Работавшие в деревне специалисты часто становились свидетелями того, как замена традиционной мотыги плугом сопровождалась обострением социальных конфликтов, а одновременно способствовала усилению эрозии почв и падению их плодородия. Зачастую им не удавалось побудить крестьян приобрести тягловый скот, потому что все земли были заняты под посевами и пастбищ не было. К тому же у некоторых этнических групп скот традиционно выпасался только кочевниками-скотоводами. Наконец, распространение в деревне какой-либо доходной культуры - кофе, арахиса, хлопка - нарушало существующую систему разделения труда между мужчинами и женщинами, а иногда вызывало земельный голод.
Подобные случаи заставляли думать, что решение проблем развития африканской деревни лежало в изменении совокупности существующих там порядков. Конечно, это становилось намного понятнее и яснее, когда за реально существующей бедностью африканского крестьянского мира начинали проступать различные ступени его экономического и социального прогресса. В сущности, именно на эту сторону и обращал мое внимание Кофи Батса.
Французский агроном Жоанни Гийяр столкнулся с противоречивыми, запутанными порядками африканской деревни, когда оказался в краю небольшой этнической группы тупури в Северном Камеруне. Он провел там несколько лет и написал книгу, в которой с искренней теплотой рассказал о своих новых друзьях. Книга называется "Голонпуи" - как деревня, где автор жил и работал.

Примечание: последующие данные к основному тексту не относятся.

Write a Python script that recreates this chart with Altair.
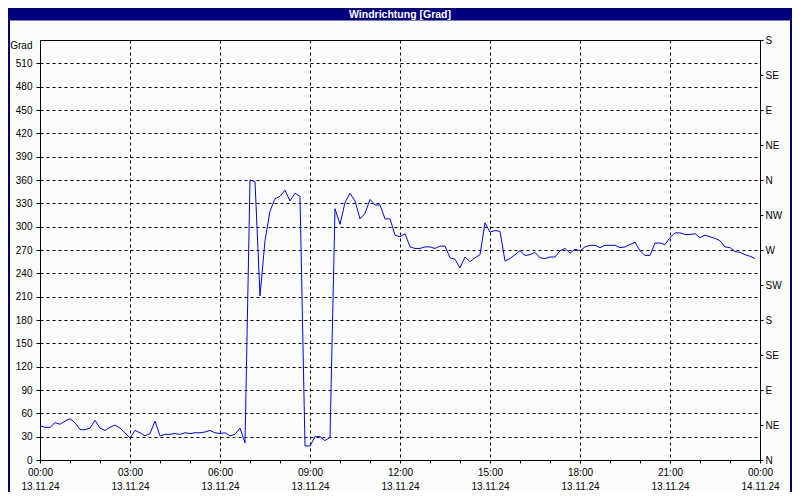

Описывая окрестные места, Ж. Гийяр отмечал, что плотность населения превосходит здесь 80 человек на квадратный километр. Это много для Тропической Африки, однако крупных деревень тупури не создавали: отдельные хижины были рассеяны среди полей сорго, и часто только серые конусы крыш виднелись за зелеными зарослями. Каждая семейная группа (тин) жила изолированно, лишь узкими тропами связанная с соседними поселениями и рынком.
Орудия труда крестьянина тупури были примитивны: два типа мотыги и нож, заменявший серп при срезке сорго. К этому следовало добавить плетеные корзины, служившие для переноса зерна с поля в амбары. Металлическое лезвие мотыги покупалось крестьянами у местных кузнецов.
Ж. Гийяр познакомил тупури с косой и вилами, которые вызвали у тех самый живой интерес. Они охотно учились ими пользоваться и быстро приобретали нужные для этого навыки. Однако цена на эти орудия оказалась слишком высокой для жителей Голонпуи.